“On 17th July 1917 the Privy Council proclaimed that henceforth the royal family would be called the House of Windsor, having divested itself of its previous surname, as well as ‘all other German degrees, styles, titles, dignatories, honours and appelations’. After a number of alternatives were considered – including Plantagenet, York, England, Lancaster, d’Este and Fitzroy – King George V’s private secretary Lord Stamfordham’s suggestion of Windsor was adopted, after a minor title once held by Edward III.
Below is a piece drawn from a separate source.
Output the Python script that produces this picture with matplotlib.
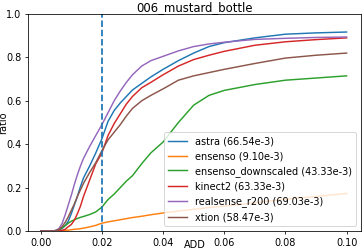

This anti-German gesture, made at a critical juncture of the First World War, produced one of Kaiser William II’s few jokes, when he remarked with heavy Teutonic humour that he looked forward to attending a performance of The Merry Wives of Saxe-Coburg-Gotha. A more serious and altogether grander criticism came from the Bavarian Count Albrecht von Montgelas, who observed that ‘the true royal tradition died on that day in 1917 when, for a mere war, King George V changed his name.’
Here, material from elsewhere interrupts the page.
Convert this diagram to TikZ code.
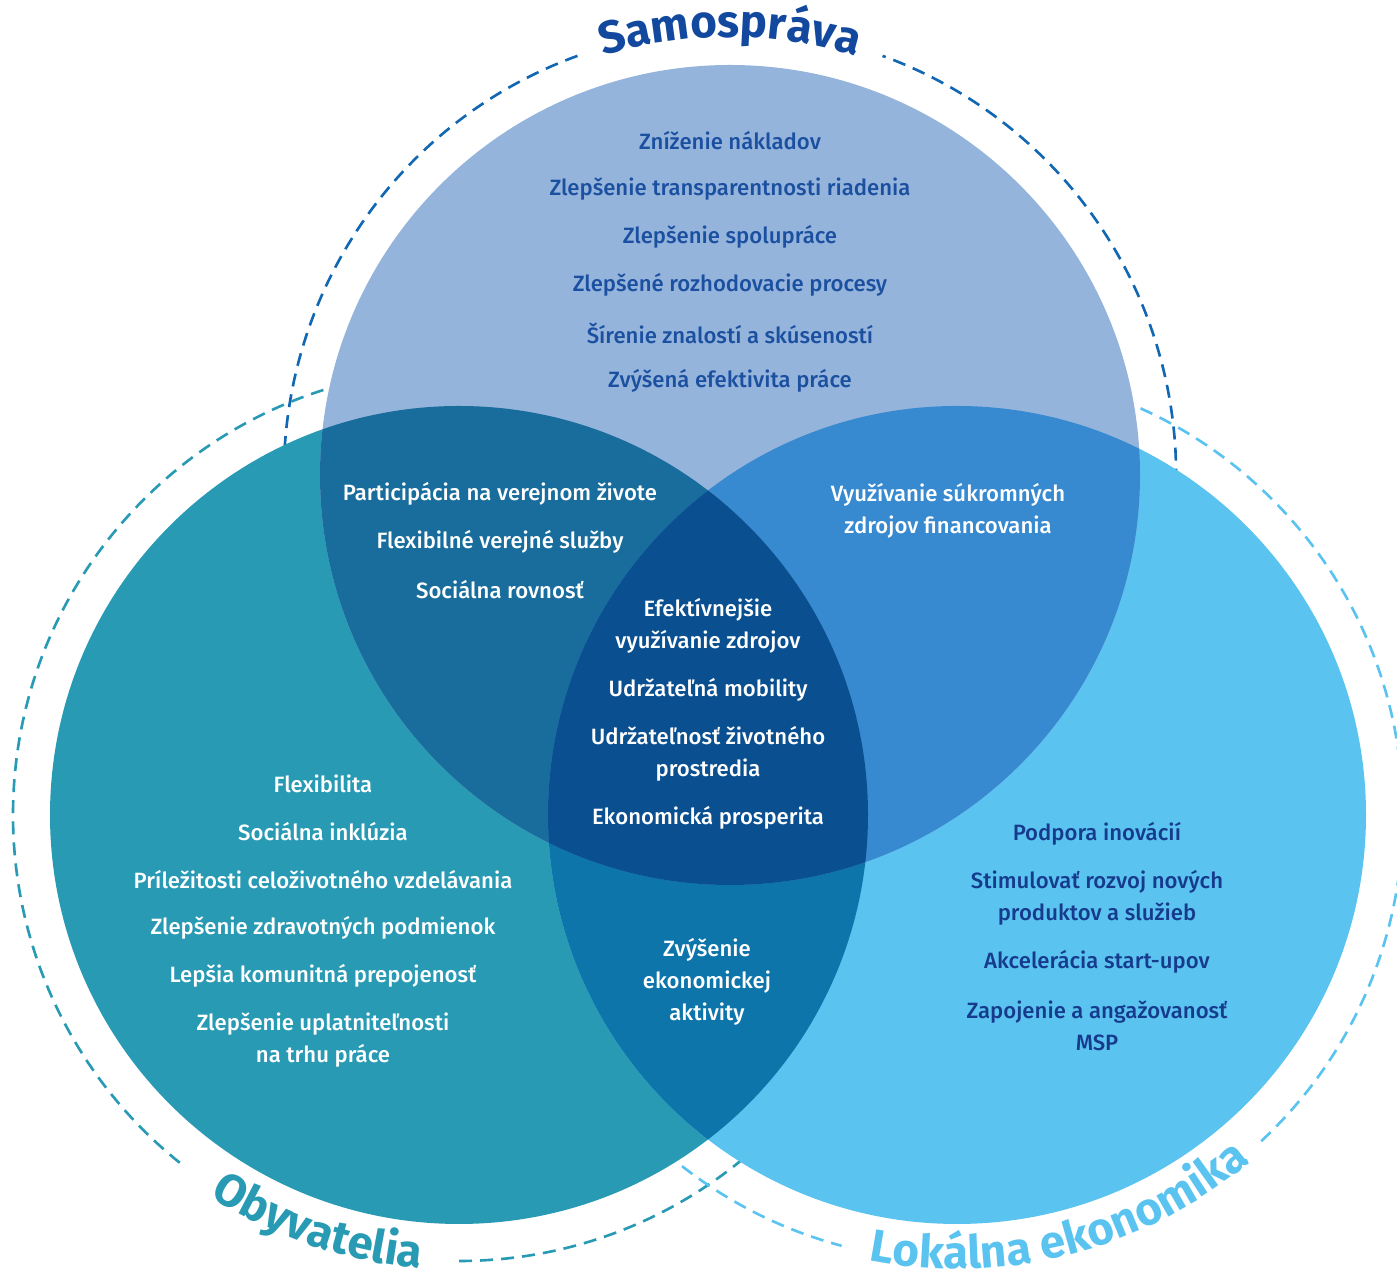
\documentclass[tikz,border=0pt]{standalone}
\usepackage{fontspec}
\setmainfont{Fira Sans}
\newfontfamily\itemfont{Fira Sans Medium}
\usepackage{tikz}
\usetikzlibrary{decorations.text}

\definecolor{samo}{HTML}{95B4DC}
\definecolor{obyv}{HTML}{289AB4}
\definecolor{loke}{HTML}{5AC3F0}
\definecolor{samoobyv}{HTML}{186D9C}
\definecolor{samoloke}{HTML}{3789D0}
\definecolor{obyvloke}{HTML}{0E75AA}
\definecolor{allthree}{HTML}{0A5090}
\definecolor{samotitle}{HTML}{12499F}
\definecolor{samoring}{HTML}{1267B3}
\definecolor{samotext}{HTML}{1B50A0}
\definecolor{loketext}{HTML}{163B8C}

\begin{document}
\begin{tikzpicture}[x=0.02cm, y=0.02cm,
  item/.style={align=center, text=white, inner sep=0pt,
    font=\itemfont\fontsize{12.6}{18.2}\selectfont},
  ring/.style={dash pattern=on 7.4pt off 4.6pt, line width=1.5pt},
  title/.style={decorate, decoration={text along path, text align=center,
    text color=#1}}]
      \useasboundingbox (0,0) rectangle (1397,1280);
      \coordinate (cT) at (730,805);
      \coordinate (cL) at (459,465);
      \coordinate (cR) at (957,465);

      \draw[ring, samoring] (cT) ++(110:446) arc (110:430:446);
      \draw[ring, obyv] (cL) ++(270:446) arc (270:592:446);
      \draw[ring, loke] (cR) ++(313:446) arc (313:615:446);

      \fill[obyv] (cL) circle (409);
      \fill[loke] (cR) circle (409);
      \fill[samo] (cT) circle (410);
      \begin{scope}
        \clip (cL) circle (409);
        \fill[obyvloke] (cR) circle (409);
      \end{scope}
      \begin{scope}
        \clip (cT) circle (410);
        \fill[samoobyv] (cL) circle (409);
        \fill[samoloke] (cR) circle (409);
        \clip (cL) circle (409);
        \fill[allthree] (cR) circle (409);
      \end{scope}

      \path[title=samotitle, decoration={text={|\bfseries\fontsize{26}{26}\selectfont|Samospráva}}]
        (cT) ++(112:438) arc (112:68:438);
      \path[title=obyv, decoration={text={|\bfseries\fontsize{26}{26}\selectfont|Obyvatelia}}]
        (cL) ++(226:455) arc (226:276:455);
      \path[title=loke, decoration={text={|\bfseries\fontsize{26}{26}\selectfont|Lokálna ekonomika}}]
        (cR) ++(250:454) arc (250:319:454);

      \node[item, text=samotext] (s1) at (730,1139) {Zníženie nákladov};
      \node[item, text=samotext] (s2) at (730,1091) {Zlepšenie transparentnosti riadenia};
      \node[item, text=samotext] (s3) at (730,1043) {Zlepšenie spolupráce};
      \node[item, text=samotext] (s4) at (730,995) {Zlepšené rozhodovacie procesy};
      \node[item, text=samotext] (s5) at (730,947) {Šírenie znalostí a skúseností};
      \node[item, text=samotext] (s6) at (730,899) {Zvýšená efektivita práce};

      \node[item] (so1) at (500,786) {Participácia na verejnom živote};
      \node[item] (so2) at (500,738) {Flexibilné verejné služby};
      \node[item] (so3) at (500,690) {Sociálna rovnosť};

      \node[item] (sl1) at (948,769) {Využívanie súkromných\\zdrojov financovania};

      \node[item] (a1) at (708,654) {Efektívnejšie\\využívanie zdrojov};
      \node[item] (a2) at (708,590) {Udržateľná mobility};
      \node[item] (a3) at (708,526) {Udržateľnosť životného\\prostredia};
      \node[item] (a4) at (708,462) {Ekonomická prosperita};

      \node[item] (o1) at (323,496) {Flexibilita};
      \node[item] (o2) at (323,448) {Sociálna inklúzia};
      \node[item] (o3) at (323,400) {Príležitosti celoživotného vzdelávania};
      \node[item] (o4) at (323,352) {Zlepšenie zdravotných podmienok};
      \node[item] (o5) at (323,304) {Lepšia komunitná prepojenosť};
      \node[item] (o6) at (323,240) {Zlepšenie uplatniteľnosti\\na trhu práce};

      \node[item] (ol1) at (707,298) {Zvýšenie\\ekonomickej\\aktivity};

      \node[item, text=loketext] (l1) at (1097,446) {Podpora inovácií};
      \node[item, text=loketext] (l2) at (1097,382) {Stimulovať rozvoj nových\\produktov a služieb};
      \node[item, text=loketext] (l3) at (1097,318) {Akcelerácia start-upov};
      \node[item, text=loketext] (l4) at (1097,254) {Zapojenie a angažovanosť\\MSP};
\end{tikzpicture}
\end{document}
The effect in Britain was instantaneous and wholly positive. With the whole family swapping Germanic-sounding for overtly British names – the Teck family became the Cambridges and took the earldom of Athlone, the Battenbergs were transformed into the Mountbattens with the marquisate of Milford Haven – the royal family proclaimed itself thoroughly British, to national applause. Despite the whispering campaign against some members of his family that they were pro-German, George V had always been quintessentially British, finding German ‘a rotten language’. When H.G. Wells criticised ‘an alien and uninspiring court’, the King retorted, ‘I may be uninspiring, but I’ll be damned if I’m an alien!”